Figure 4:. Disruption of peroxisomes leads to ether lipid depletion and protects cells from saturated fatty acid exposure.

(A) Schematic representing essential genes in the ether lipid synthesis pathway. (B) Volcano plots showing Log2 fold change of normalized lipid intensities in peroxisomal knockout cells show a decrease in plasmenyl lipid species compared to wildtype cells treated with PA. Dotted line shows cutoff for lipid fold changes that are significant at p<0.05. (PC=phosphatidylcholine; PS=phosphatidylserine; PA=phosphatidic acid; LPC=lysophosphatidylcholine; LPE=lysophosphatidylethanolamine; PE=phosphatidylethanolamine; TG=triacylglycerol; DG=diacylglycerol; Plasmenyl-PC=plasmenyl-phosphatidylcholine; Plasmenyl-PE=plasmenyl-phosphatidylethanolamine). (C) Plasmenyl-PEs and PCs are globally downregulated in PA-treated FAF2 and peroxisomal knockout cells compared to wildtype cells. (D) Heatmap of various lipid species’ Log2 fold changes (Log2FC) across genotypes showing a decrease in ether lipid species in peroxisomal knockout cells, which is reversible with ether lipid treatment, but not ester lipid. Cells were treated with PA+DMSO, PA+ether lipid (EL) intermediate (1-O-hexadecyl-sn-glycerol), or PA+ester lipid (ES) (dl-a-palmitin) as a control.

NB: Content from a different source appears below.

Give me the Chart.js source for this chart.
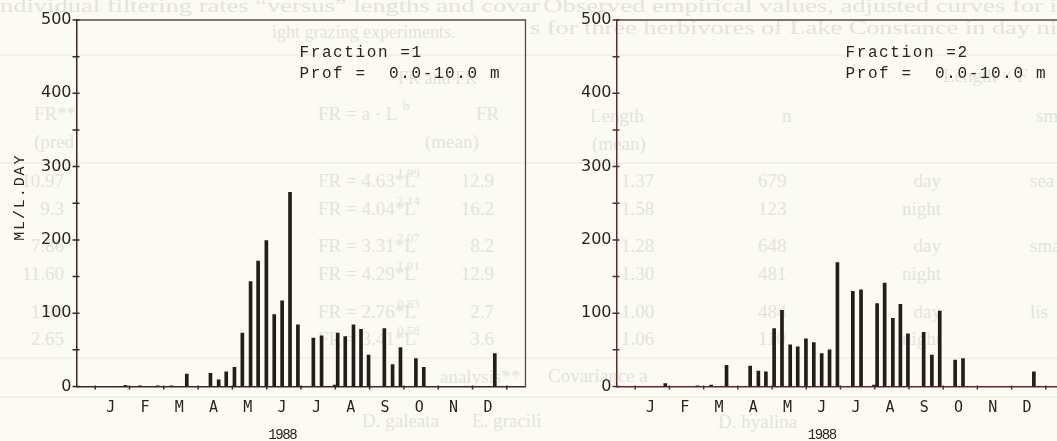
<!DOCTYPE html>
<html>
<head>
<meta charset="utf-8">
<script src="https://cdn.jsdelivr.net/npm/chart.js@4/dist/chart.umd.min.js"></script>
<style>
html, body { margin: 0; padding: 0; background: #fbfbf4; overflow: hidden; width: 1057px; height: 441px; }
#ghost { position: absolute; left: 0; top: 0; }
.box { position: absolute; top: 0; height: 441px; }
#leftBox { left: 0; width: 540px; }
#rightBox { left: 530px; width: 545px; }
</style>
</head>
<body>
<svg id="ghost" width="1057" height="441"></svg>
<div class="box" id="leftBox"><canvas id="chartLeft"></canvas></div>
<div class="box" id="rightBox"><canvas id="chartRight"></canvas></div>
<script>
// sampling dates, in months from 1 Jan 1988 (weekly during the season)
const months = ["J", "F", "M", "A", "M", "J", "J", "A", "S", "O", "N", "D"];
const sampleMonths = [0.88, 1.31, 1.82, 2.22, 2.67, 3.36, 3.60, 3.82, 4.06, 4.29,
	4.53, 4.75, 4.99, 5.22, 5.45, 5.68, 5.91, 6.36, 6.60, 6.98,
	7.07, 7.29, 7.53, 7.75, 7.97, 8.43, 8.67, 8.90, 9.35, 9.58, 11.65];
// ML/L.DAY
const fraction1 = [1.5, 1, 1, 1, 17, 18, 9, 20, 26, 73,
	143, 171, 199, 98, 117, 265, 84, 66, 69, 2,
	73, 68, 84, 78, 43, 79, 30, 53, 38, 26, 45];
const fraction2 = [4, 0, 1, 2, 29, 28, 21, 20, 79, 104,
	57, 54, 65, 60, 45, 50, 169, 130, 132, 2,
	113, 141, 93, 112, 72, 74, 43, 103, 36, 38, 20];
const yearLabel = "1988";
const depthLabel = "Prof =  0.0-10.0 m";

const ink = "#2a2422";

// faint text showing through the scanned page
const ghostText = [
	["ndividual filtering rates \u201cversus\u201d lengths and covar", 0, 12, 540],
	["ight grazing experiments.", 272, 38, 0, 18],
	["FR and FR", 398, 84, 0, 18],
	["FR**", 34, 120], ["FR = a \u00b7 L", 318, 120], ["b", 403, 110, 0, 13], ["FR", 476, 120],
	["(pred", 34, 148], ["(mean)", 425, 148],
	["analysis**", 440, 383], ["D. galeata", 362, 427], ["E. gracili", 472, 427],
	[". Observed empirical values, adjusted curves for i", 530, 12, 527],
	["s for three herbivores of Lake Constance in day ni", 530, 34, 527],
	["Length \u00d7 F", 943, 82],
	["Length", 590, 122], ["n", 782, 122], ["sm", 1036, 122],
	["(mean)", 592, 150],
	["Covariance a", 548, 382], ["D. hyalina", 718, 428],
];
const ghostRows = [187, 215, 252, 280, 318, 345];
const ghostCols = [
	{ x: 64, anchor: "end", cells: ["10.97", "9.3", "7.86", "11.60", "1.90", "2.65"] },
	{ x: 318, cells: ["FR = 4.63*L", "FR = 4.04*L", "FR = 3.31*L", "FR = 4.29*L", "FR = 2.76*L", "FR = 3.41*L"] },
	{ x: 397, dy: -10, size: 13, cells: ["1.99", "2.14", "2.07", "1.91", "0.83", "0.58"] },
	{ x: 494, anchor: "end", cells: ["12.9", "16.2", "8.2", "12.9", "2.7", "3.6"] },
	{ x: 621, cells: ["1.37", "1.58", "1.28", "1.30", "1.00", "1.06"] },
	{ x: 758, cells: ["679", "123", "648", "481", "484", "110"] },
	{ x: 941, anchor: "end", cells: ["day", "night", "day", "night", "day", "night"] },
	{ x: 1030, cells: ["sea", "", "sma", "", "lis", ""] },
];
const ghostRules = [55, 163, 358, 397];

const svg = document.getElementById("ghost");
const NS = "http://www.w3.org/2000/svg";
function ghost(txt, x, y, w, size, anchor) {
	if (!txt) return;
	const t = document.createElementNS(NS, "text");
	t.setAttribute("x", x);
	t.setAttribute("y", y);
	t.setAttribute("fill", "#e4e3db");
	t.setAttribute("font-family", "Liberation Serif");
	t.setAttribute("font-size", size || 19);
	if (anchor) t.setAttribute("text-anchor", anchor);
	if (w) {
		t.setAttribute("textLength", w);
		t.setAttribute("lengthAdjust", "spacingAndGlyphs");
	}
	t.textContent = txt;
	svg.appendChild(t);
}
ghostRules.forEach((ry) => {
	const l = document.createElementNS(NS, "line");
	l.setAttribute("x1", 0); l.setAttribute("x2", 1057);
	l.setAttribute("y1", ry); l.setAttribute("y2", ry);
	l.setAttribute("stroke", "#eae9e1");
	svg.appendChild(l);
});
ghostText.forEach((g) => ghost(g[0], g[1], g[2], g[3], g[4]));
ghostCols.forEach((c) => c.cells.forEach((txt, i) => ghost(txt, c.x, ghostRows[i] + (c.dy || 0), 0, c.size, c.anchor)));

// plotter lettering: fixed advance per character
function spaced(ctx, txt, x, y, adv) {
	for (let i = 0; i < txt.length; i++) ctx.fillText(txt[i], x + i * adv, y);
}

const decor = {
	id: "decor",
	afterDraw(chart, args, o) {
		const { ctx, chartArea: a } = chart;
		const x = chart.scales.x;
		const y = chart.scales.y;
		ctx.save();
		// frame: top and right side
		ctx.strokeStyle = o.frameColor;
		ctx.lineWidth = 1.3;
		ctx.beginPath();
		ctx.moveTo(a.left, a.top);
		ctx.lineTo(a.right, a.top);
		ctx.lineTo(a.right, a.bottom);
		ctx.stroke();
		// tick marks crossing the axes
		ctx.strokeStyle = o.axisColor;
		ctx.lineWidth = 1.5;
		ctx.beginPath();
		y.ticks.forEach((t) => {
			const py = y.getPixelForValue(t.value);
			ctx.moveTo(a.left - 4, py);
			ctx.lineTo(a.left + 3, py);
		});
		for (let k = 0; k <= 12; k++) {
			const px = x.getPixelForValue(k);
			ctx.moveTo(px, a.bottom - 1);
			ctx.lineTo(px, a.bottom + 3);
		}
		ctx.stroke();
		// annotation
		ctx.fillStyle = ink;
		ctx.textAlign = "left";
		ctx.textBaseline = "alphabetic";
		ctx.font = '16px "Liberation Mono"';
		spaced(ctx, o.fraction, a.left + o.textDx, 57, 11.2);
		spaced(ctx, depthLabel, a.left + o.textDx, 78, 11.2);
		// year under the month letters
		ctx.font = '14px "Liberation Mono"';
		spaced(ctx, yearLabel, x.getPixelForValue(5.45) - 14, 439, 7);
		if (o.yTitle) {
			ctx.font = '15px "Liberation Mono"';
			ctx.translate(24, (a.top + a.bottom) / 2 - 6);
			ctx.rotate(-Math.PI / 2);
			spaced(ctx, o.yTitle, -o.yTitle.length * 10.9 / 2, 0, 10.9);
		}
		ctx.restore();
	},
};

function makeChart(id, values, o) {
	const ctx = document.getElementById(id).getContext("2d");
	return new Chart(ctx, {
		type: "bar",
		data: {
			datasets: [{
				data: sampleMonths.map((m, i) => ({ x: m, y: values[i] })),
				backgroundColor: "#231c1a",
				barThickness: 3,
			}],
		},
		plugins: [decor],
		options: {
			responsive: true,
			maintainAspectRatio: false,
			animation: false,
			layout: { padding: { top: 20, right: o.rightPad, bottom: 0, left: 0 } },
			plugins: {
				legend: { display: false },
				tooltip: { enabled: false },
				decor: o,
			},
			scales: {
				x: {
					type: "linear",
					min: 0,
					max: 12,
					afterBuildTicks: (s) => { s.ticks = months.map((m, i) => ({ value: i + 0.45 })); },
					afterFit: (s) => { s.height = 54.5; },
					ticks: {
						autoSkip: false,
						maxRotation: 0,
						padding: 13,
						color: ink,
						font: { family: "DejaVu Sans Mono", size: 15 },
						callback: (v, i) => months[i],
					},
					grid: { display: false, drawTicks: false },
					border: { color: o.axisColor, width: 1.5 },
				},
				y: {
					min: 0,
					max: 500,
					afterFit: (s) => { s.width = o.axisLeft; },
					ticks: {
						stepSize: 50,
						autoSkip: false,
						padding: 5,
						color: ink,
						font: { family: "DejaVu Sans", size: 16 },
						callback: (v) => (v % 100 === 0 ? v : ""),
					},
					grid: { display: false, drawTicks: false },
					border: { color: o.axisColor, width: 1.5 },
				},
			},
		},
	});
}

makeChart("chartLeft", fraction1, {
	fraction: "Fraction =1",
	yTitle: "ML/L.DAY",
	textDx: 223,
	axisLeft: 76.5,
	rightPad: 14.5,
	axisColor: "#3a2824",
	frameColor: "#5a4a46",
});
makeChart("chartRight", fraction2, {
	fraction: "Fraction =2",
	yTitle: "",
	textDx: 229,
	axisLeft: 86.5,
	rightPad: 10.5,
	axisColor: "#5c2c2a",
	frameColor: "#5a4a46",
});
</script>
</body>
</html>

Figure 5:. FAF2 mediates saturated fatty acid toxicity and peroxisomal abundance via itsUBX and UAS domains.

(A) Schematic of the FAF2/UBXD8 hairpin-anchored protein and FAF2 domain deletion constructs. (B) Western blot of FAF2 in WT or FAF2 KO cells transduced with full or domain-deleted (ΔUBX, ΔUAS, or ΔUBA domain) myc-tagged FAF2 constructs. (C) Western blots of peroxisomal proteins AGPS, GNPAT, and PEX10 in WT, KO, and KO-cells with re-expressed full or domain-deleted FAF2 constructs (ΔUBX, ΔUAS, or ΔUBA domain) show that UBX and UAS domains are necessary to restore peroxisomal protein abundance. (D) (Left) CAT localization was quantified by training the dataset with Harmony high-content imaging software on WT and FAF2 KO phenotypes. Cells in each sample were then assigned to either a WT or FAF2 KO phenotype and percentage of results are displayed. N=3 biological replicates per genotype, quantification is of one representative experiment. (Right) Immunofluorescence images (60X) show that CAT punctae and AGPS protein abundance are dependent on the FAF2 UBX and UAS domains. Scale bar = 50 μm. (E) PA-induced toxicity is dependent on the UBX and UAS domains of FAF2. Cell death was quantified by percentage of propidium iodide (PI) positive cells. ****p<0.0001. Ordinary two-way ANOVA with Tukey’s multiple comparisons test.